- Oleh : Budi Hartono
TUBAN – Proyek Rehabilitasi Kali Cetetan di Desa Cendoro, Kecamatan Palang, Kabupaten Tuban, dengan nilai kontrak sebesar Rp 577,8 juta dari APBD 2025, kembali menjadi sorotan. Pekerjaan yang baru dimulai sejak akhir Juli 2025, sudah menunjukkan kerusakan serius, menimbulkan keraguan terhadap kualitas pelaksanaan maupun efektivitas pengawasan pemerintah. Kini, perhatian publik tertuju langsung kepada Bupati Tuban, Aditya Halindra Faridzky, S.E., untuk memberikan sikap dan solusi atas polemik tersebut.
Pihak redaksi mediarajawali.id telah berupaya meminta klarifikasi resmi melalui pesan WhatsApp kepada Bupati. Namun hingga berita ini diturunkan, pesan konfirmasi tersebut masih belum mendapat balasan. Sikap diam itu menambah ruang spekulasi, meskipun di sisi lain publik masih berharap Bupati segera turun tangan meninjau kondisi proyek yang dipermasalahkan.
Dalam konteks transparansi, keterlibatan langsung kepala daerah bukanlah sekadar simbolis, melainkan wujud nyata dari komitmen pemerintahan yang bersih dan akuntabel. Kehadiran Bupati di lapangan diyakini akan memberi sinyal kuat bahwa pemerintah daerah serius mengawal kualitas pembangunan yang dibiayai dari uang rakyat tersebut.
Berdasarkan dokumen kontrak, ruang lingkup proyek Rehabilitasi Kali Cetetan Desa Cendoro, Kecamatan Palang meliputi:
Baca juga:
- 1. Pekerjaan Pasangan Cor Beton sepanjang 176 meter di sisi kiri–kanan saluran.
- 2. Pekerjaan Normalisasi Kali Cetetan dengan panjang 1.220 meter.
Dengan rincian tersebut, publik tentu berharap kualitas pekerjaan sesuai spesifikasi teknis. Namun hasil peninjauan di lapangan justru menunjukkan sebaliknya, panel beton yang retak dan pecah, hingga dinding saluran yang mengembang seolah kehilangan daya tahan. Ditambah ketiadaan tiang pancang atau angkur penahan semakin memperkuat dugaan bahwa standar konstruksi tidak dijalankan sebagaimana mestinya.

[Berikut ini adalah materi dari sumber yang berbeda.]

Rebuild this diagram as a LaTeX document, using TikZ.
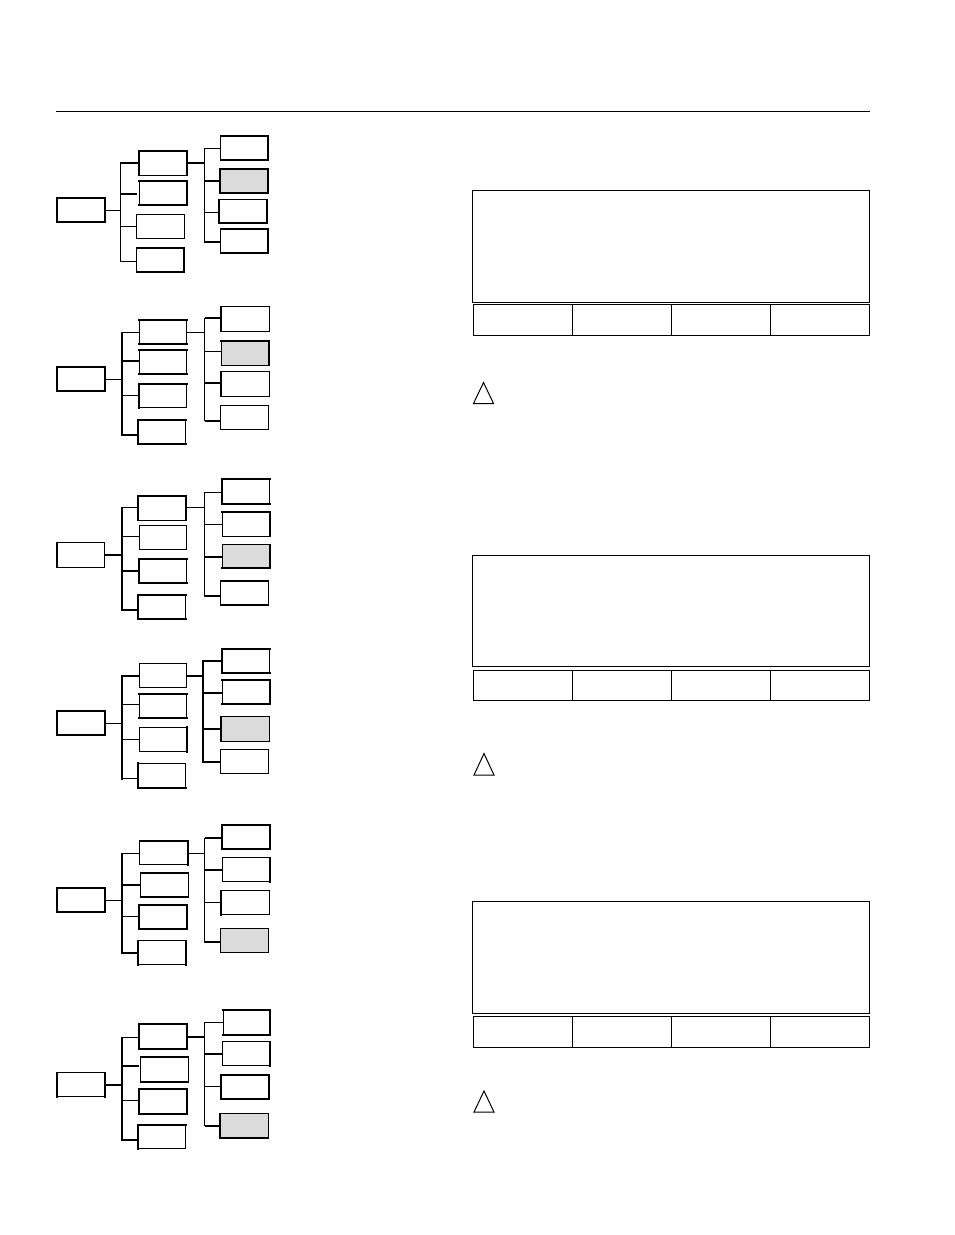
\documentclass[tikz,border=0pt]{standalone}
\definecolor{boxgray}{HTML}{DBDBDB}
\tikzset{
  thin line/.style={line width=1pt,draw=black},
  thick line/.style={line width=2pt,draw=black},
  sideline/.style={line width=2pt,draw=black,line cap=rect},
  boxnode/.style={rectangle,draw=black,line width=1pt,inner sep=0pt,outer sep=0pt},
  panel/.style={rectangle,draw=black,line width=1pt,inner sep=0pt,outer sep=0pt,fill=white},
  warn/.style={draw=black,line width=1pt,line join=miter}
}
\def\sideN#1{}
\def\sideL#1{\draw[sideline] (#1.north west) -- (#1.south west);}
\def\sideT#1{\draw[sideline] (#1.north west) -- (#1.north east);}
\def\sideR#1{\draw[sideline] (#1.north east) -- (#1.south east);}
\def\sideB#1{\draw[sideline] (#1.south west) -- (#1.south east);}
% \bx{name}{x0}{y0}{x1}{y1}{thick sides}{fill}
\newcommand{\bx}[7]{%
  \pgfmathsetmacro{\bxw}{#4-#2-0.5}\pgfmathsetmacro{\bxh}{#5-#3-0.3}%
  \pgfmathsetmacro{\bxx}{(#2+#4)/2-0.25}\pgfmathsetmacro{\bxy}{(#3+#5)/2-0.45}%
  \node[boxnode,fill=#7,minimum width=\bxw pt,minimum height=\bxh pt] (#1) at (\bxx,\bxy) {};
  \foreach \s in {#6} {\csname side\s\endcsname{#1}}%
}
% \bus{name}{x}{ytop}{ybottom}{style}
\newcommand{\bus}[5]{%
  \coordinate (#1a) at (#2,#3); \coordinate (#1b) at (#2,#4);
  \draw[#5,line cap=rect] (#1a) -- (#1b);
}
% \br{bus}{id}{y}{target}{style}
\newcommand{\br}[5]{%
  \coordinate (#1c#2) at (#1a |- 0,#3);
  \draw[#5] (#1c#2) -- (#1c#2 -| #4.west);
}
% \inl: incoming link from a box's east side to a bus
\newcommand{\inl}[5]{%
  \coordinate (#1i#2) at (#1a |- 0,#3);
  \draw[#5] (#4.east |- #1i#2) -- (#1i#2);
}
\begin{document}
\begin{tikzpicture}[x=1pt,y=-1pt]
\useasboundingbox (0,0) rectangle (954,1235);
\coordinate (hl) at (56,111.5); \coordinate (hr) at (870,111.5);
\draw[thin line] (hl) -- (hr);

% ---- tree 1
\bx{ar}{57}{198}{105}{223}{L,T,R,B}{white}
\bx{am1}{139}{151}{187}{176}{L,T,R}{white}
\bx{am2}{139}{181}{187}{206}{T,R,B}{white}
\bx{am3}{136.5}{214.5}{184.5}{239.5}{N}{white}
\bx{am4}{136.5}{248}{184.5}{273}{T,B,R}{white}
\bx{ao1}{220.5}{136}{268.5}{161}{T,R,B}{white}
\bx{ao2}{220}{169}{268}{194}{L,T,R,B}{boxgray}
\bx{ao3}{219}{200}{267}{224}{L,R,B}{white}
\bx{ao4}{220.5}{229}{268.5}{254}{T,R,B}{white}
\bus{ab}{120.5}{162.5}{261.5}{thin line}
\bus{ac}{204.5}{148.5}{242}{thin line}
\inl{ab}{s}{210.5}{ar}{thin line}
\br{ab}{1}{162.5}{am1}{thick line}
\br{ab}{2}{193.5}{am2}{thick line,shorten >=2pt}
\br{ab}{3}{226.5}{am3}{thin line}
\br{ab}{4}{261.5}{am4}{thin line}
\inl{ac}{s}{162.5}{am1}{thick line}
\br{ac}{1}{148.5}{ao1}{thin line}
\br{ac}{2}{181}{ao2}{thick line}
\br{ac}{3}{212.5}{ao3}{thin line}
\br{ac}{4}{242}{ao4}{thick line}

% ---- tree 2
\bx{br}{57}{367}{105}{392}{L,T,R,B}{white}
\bx{bm1}{139}{320}{187}{345}{T,B}{white}
\bx{bm2}{139}{350}{187}{375}{T,B}{white}
\bx{bm3}{139}{384}{187}{408.5}{L,T}{white}
\bx{bm4}{138}{420}{186}{444.5}{L,T,B}{white}
\bx{bo1}{221}{307}{269.5}{332}{L}{white}
\bx{bo2}{221}{341}{269.5}{366}{T,R}{boxgray}
\bx{bo3}{221}{372}{269.5}{397}{L}{white}
\bx{bo4}{220.5}{405.5}{268.5}{430.5}{N}{white}
\bus{bb}{122}{332.5}{435}{thick line}
\bus{bc}{204.5}{318}{420.5}{thin line}
\inl{bb}{s}{379.5}{br}{thin line}
\br{bb}{1}{332.5}{bm1}{thin line}
\br{bb}{2}{360.5}{bm2}{thick line}
\br{bb}{3}{395.5}{bm3}{thin line}
\br{bb}{4}{435}{bm4}{thick line}
\inl{bc}{s}{332.5}{bm1}{thin line}
\br{bc}{1}{318}{bo1}{thick line}
\br{bc}{2}{351.5}{bo2}{thin line}
\br{bc}{3}{382.5}{bo3}{thick line}
\br{bc}{4}{420.5}{bo4}{thick line}

% ---- tree 3
\bx{cr}{57}{543}{105}{568}{L}{white}
\bx{cm1}{138}{496}{186}{521}{L,T,R}{white}
\bx{cm2}{139}{525.5}{187}{550.5}{N}{white}
\bx{cm3}{139}{559}{187}{584}{L,T,B}{white}
\bx{cm4}{138}{595}{186}{620}{L,T,B}{white}
\bx{co1}{222}{479.5}{270}{504.5}{L,T,B}{white}
\bx{co2}{222}{512}{270}{537}{T,R}{white}
\bx{co3}{222}{545}{270}{569}{R,B}{boxgray}
\bx{co4}{220.5}{581}{268.5}{606}{T,B}{white}
\bus{cb}{122}{507.5}{610}{thick line}
\bus{cc}{204.5}{492.5}{596}{thin line}
\inl{cb}{s}{555}{cr}{thick line}
\br{cb}{1}{507.5}{cm1}{thin line}
\br{cb}{2}{536.5}{cm2}{thin line}
\br{cb}{3}{570.5}{cm3}{thick line}
\br{cb}{4}{610}{cm4}{thick line}
\inl{cc}{s}{507.5}{cm1}{thin line}
\br{cc}{1}{492.5}{co1}{thin line}
\br{cc}{2}{524.5}{co2}{thin line}
\br{cc}{3}{556.5}{co3}{thick line}
\br{cc}{4}{596}{co4}{thick line}

% ---- tree 4
\bx{dr}{57}{711}{105}{736}{L,T,R,B}{white}
\bx{dm1}{139}{663.5}{187}{688.5}{N}{white}
\bx{dm2}{139}{694}{187}{719}{T,B}{white}
\bx{dm3}{139}{727.5}{187}{752.5}{R}{white}
\bx{dm4}{138}{763.5}{186}{788.5}{L,B}{white}
\bx{do1}{222}{649}{270}{673.5}{L,T,B}{white}
\bx{do2}{222}{680}{270}{705}{T,R,B}{white}
\bx{do3}{221}{717}{269.5}{742}{L}{boxgray}
\bx{do4}{220.5}{749.5}{268.5}{774.5}{N}{white}
\bus{db}{122}{676}{778.5}{thick line}
\bus{dc}{203}{661}{761.5}{thick line}
\inl{db}{s}{723.5}{dr}{thin line}
\br{db}{1}{676}{dm1}{thick line}
\br{db}{2}{704.5}{dm2}{thin line}
\br{db}{3}{739.5}{dm3}{thin line}
\br{db}{4}{778.5}{dm4}{thin line}
\inl{dc}{s}{676}{dm1}{thick line}
\br{dc}{1}{661}{do1}{thick line}
\br{dc}{2}{692.5}{do2}{thick line}
\br{dc}{3}{728.5}{do3}{thick line}
\br{dc}{4}{761.5}{do4}{thick line}

% ---- tree 5
\bx{er}{57}{888}{105}{913}{L,T,R,B}{white}
\bx{em1}{139.5}{841}{188}{865.5}{T,R}{white}
\bx{em2}{140.5}{873}{188.5}{898}{T,B}{white}
\bx{em3}{139}{905}{187}{929.5}{L,T,R,B}{white}
\bx{em4}{138}{941}{186}{965.5}{L,R}{white}
\bx{eo1}{222}{825}{270}{850}{L,T,R,B}{white}
\bx{eo2}{222}{858}{270}{882.5}{R}{white}
\bx{eo3}{221}{891}{269.5}{915.5}{L}{white}
\bx{eo4}{220.5}{929}{268.5}{953.5}{N}{boxgray}
\bus{eb}{122}{853.5}{953}{thick line}
\bus{ec}{204.5}{838}{942}{thin line}
\inl{eb}{s}{900.5}{er}{thin line}
\br{eb}{1}{853.5}{em1}{thin line}
\br{eb}{2}{885}{em2}{thick line}
\br{eb}{3}{916.5}{em3}{thin line}
\br{eb}{4}{953}{em4}{thick line}
\inl{ec}{s}{853.5}{em1}{thin line}
\br{ec}{1}{838}{eo1}{thick line}
\br{ec}{2}{870}{eo2}{thick line}
\br{ec}{3}{902.5}{eo3}{thin line}
\br{ec}{4}{942}{eo4}{thick line}

% ---- tree 6
\bx{fr}{57}{1073}{105}{1097.5}{L,R}{white}
\bx{fm1}{139}{1024}{187}{1049.5}{L,T,R,B}{white}
\bx{fm2}{140.5}{1057}{188.5}{1082.5}{T,B}{white}
\bx{fm3}{139}{1089}{187}{1114.5}{L,T,R,B}{white}
\bx{fm4}{138}{1125}{186}{1149.5}{L,T}{white}
\bx{fo1}{223}{1010}{270.5}{1035.5}{T,R,B}{white}
\bx{fo2}{222}{1042}{270.5}{1066.5}{R}{white}
\bx{fo3}{221}{1075}{269.5}{1099.5}{L,T,R,B}{white}
\bx{fo4}{220}{1114}{268.5}{1138.5}{L,B}{boxgray}
\bus{fb}{122}{1037.5}{1140}{thick line}
\bus{fc}{204.5}{1022.5}{1125.5}{thin line}
\inl{fb}{s}{1085}{fr}{thick line}
\br{fb}{1}{1037.5}{fm1}{thin line}
\br{fb}{2}{1065.5}{fm2}{thick line,shorten >=2pt}
\br{fb}{3}{1100.5}{fm3}{thin line}
\br{fb}{4}{1140}{fm4}{thick line}
\inl{fc}{s}{1037}{fm1}{thick line}
\br{fc}{1}{1022.5}{fo1}{thin line}
\br{fc}{2}{1054}{fo2}{thick line}
\br{fc}{3}{1086.5}{fo3}{thin line}
\br{fc}{4}{1125.5}{fo4}{thick line}

% ---- panels
\node[panel,minimum width=397pt,minimum height=111.5pt] (pa) at (671.2,246.5) {};
\node[panel,minimum width=99pt,minimum height=30.5pt] (pa1) at (522.9,320) {};
\node[panel,minimum width=99pt,minimum height=30.5pt] (pa2) at (621.8,320) {};
\node[panel,minimum width=99pt,minimum height=30.5pt] (pa3) at (720.8,320) {};
\node[panel,minimum width=99pt,minimum height=30.5pt] (pa4) at (820,320) {};
\draw[warn] (483.5,382.5) -- (493.5,403.5) -- (473.5,403.5) -- cycle;

\node[panel,minimum width=397pt,minimum height=111.5pt] (pb) at (671.2,611) {};
\node[panel,minimum width=99pt,minimum height=30.5pt] (pb1) at (522.9,685.5) {};
\node[panel,minimum width=99pt,minimum height=30.5pt] (pb2) at (621.8,685.5) {};
\node[panel,minimum width=99pt,minimum height=30.5pt] (pb3) at (720.8,685.5) {};
\node[panel,minimum width=99pt,minimum height=30.5pt] (pb4) at (820,685.5) {};
\draw[warn] (484,753.5) -- (494,775) -- (474,775) -- cycle;

\node[panel,minimum width=397pt,minimum height=111.5pt] (pc) at (671.2,957.5) {};
\node[panel,minimum width=99pt,minimum height=30.5pt] (pc1) at (522.9,1032) {};
\node[panel,minimum width=99pt,minimum height=30.5pt] (pc2) at (621.8,1032) {};
\node[panel,minimum width=99pt,minimum height=30.5pt] (pc3) at (720.8,1032) {};
\node[panel,minimum width=99pt,minimum height=30.5pt] (pc4) at (820,1032) {};
\draw[warn] (484,1091) -- (494,1112) -- (474,1112) -- cycle;
\end{tikzpicture}
\end{document}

Seorang warga Desa Pomahan kembali menegaskan kekecewaannya. “Kalau sudah begini, yang rugi ya masyarakat. Proyek belum lama jalan, tapi hasilnya sudah seperti ini. Harapan kami pemerintah segera melihat langsung,” ujar petani tersebut.
Di sisi lain, jawaban normatif dari pejabat Dinas PUPR yang menyebut persoalan ini sudah dilimpahkan kepada Pejabat Pembuat Komitmen (PPK) justru semakin menebalkan kesan adanya saling lempar tanggung jawab di tubuh birokrasi. Publik kini menantikan sikap tegas Bupati untuk memutus rantai kebingungan ini: apakah kontraktor akan ditindak sesuai aturan, atau perbaikan akan dilakukan secepatnya demi menghindari kerugian lebih besar.
Kasus ini menjadi ujian penting bagi Pemerintah Kabupaten Tuban. Bukan hanya terkait kualitas fisik pembangunan, tetapi juga menyangkut kredibilitas dalam mengelola keuangan daerah. Masyarakat menunggu, apakah kritik yang muncul akan ditanggapi dengan langkah nyata, atau dibiarkan menjadi catatan kelam dalam sejarah pembangunan daerah.
Kita nantikan episode selanjutnya, bagaimana pemerintah daerah, kontraktor pelaksana, dan para pemangku kepentingan menanggapi persoalan ini, apakah dengan tindakan tegas yang mengedepankan akuntabilitas, atau justru membiarkannya tenggelam dalam diam.